2 Daarom ziet, de dagen komen, spreekt de HEERE, dat Ik over Rabba der kinderen Ammons een krijgsgeschrei zal doen horen, en zij zal tot een woesten hoop worden, en haar onderhorige plaatsen zullen met vuur aangestoken worden; en Israel zal erven degenen, die hem geerfd hadden, zegt de HEERE.

3 Huil, o Hesbon! want Ai is verstoord; krijt, gij dochteren van Rabba, gordt zakken aan, drijft misbaar, en loopt om bij de tuinen; want Malcham zal wandelen in gevangenis, zijn priesteren en zijn vorsten te zamen.

4 Wat roemt gij op uw dalen? Uw dal is weggevloten, gij afkerige dochter! die op haar schatten vertrouwt, zeggende: Wie zou tegen mij komen?

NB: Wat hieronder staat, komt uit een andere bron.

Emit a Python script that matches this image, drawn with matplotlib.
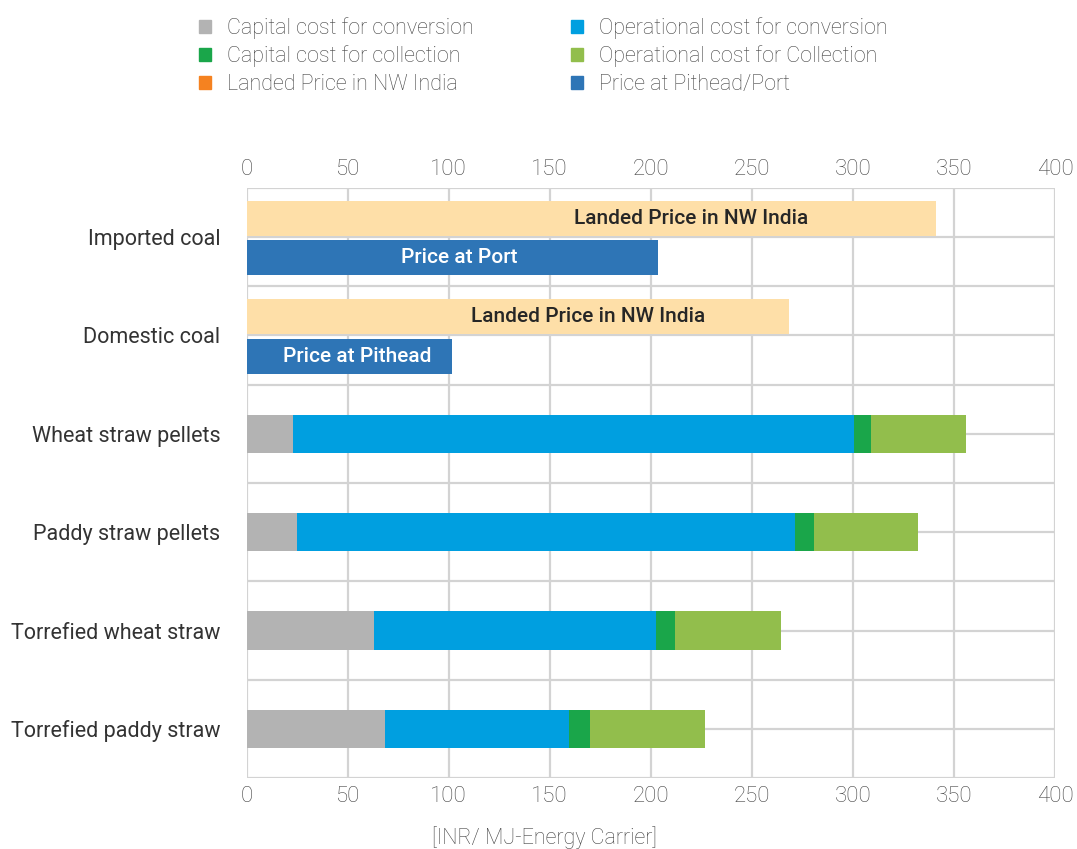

5 Ziet, Ik zal vreze over u brengen, spreekt de HEERE, de HEERE der heirscharen, van allen, die rondom u zijn, en gijlieden zult, een iegelijk voor zich henen, uitgedreven worden, en niemand zal den omdolende vergaderen.

6 Maar daarna zal Ik de gevangenis der kinderen Ammons wenden, spreekt de HEERE.

7 Tegen Edom zegt de HEERE der heirscharen alzo: Is er dan geen wijsheid meer te Theman? Is de raad vergaan van de verstandigen? Is hunlieder wijsheid onnut geworden?

8 Vliedt, wendt u, woont in diepe plaatsen, gij inwoners van Dedan! want Ik heb Ezau's verderf over hem gebracht, den tijd, dat Ik hem bezocht heb.

9 Zo er wijnlezers tot u gekomen waren, zouden zij niet een nalezing hebben overgelaten? Zo er dieven bij nacht gekomen waren, zouden zij niet verdorven hebben zoveel hun genoeg ware?

10 Maar Ik heb Ezau ontbloot, Ik heb zijn verborgene plaatsen ontdekt, dat hij zich niet zal kunnen versteken; zijn zaad is verstoord, ook zijn broeders, en zijn naburen, en hij is er niet meer.

11 Laat uw wezen achter, en Ik zal hen in het leven behouden, en laat uw weduwen op Mij vertrouwen.

12 Want zo zegt de HEERE: Ziet, degenen, welker oordeel het niet is den beker te drinken, zullen ganselijk drinken; en zoudt gij enigszins onschuldig gehouden worden? Gij zult niet onschuldig worden gehouden, maar gij zult ganselijk drinken.

13 Want Ik heb bij Mijzelven gezworen, spreekt de HEERE, dat Bozra worden zal tot een ontzetting, tot een smaadheid, tot een woestheid, en tot een vloek; en al haar steden zullen worden tot eeuwige woestheden.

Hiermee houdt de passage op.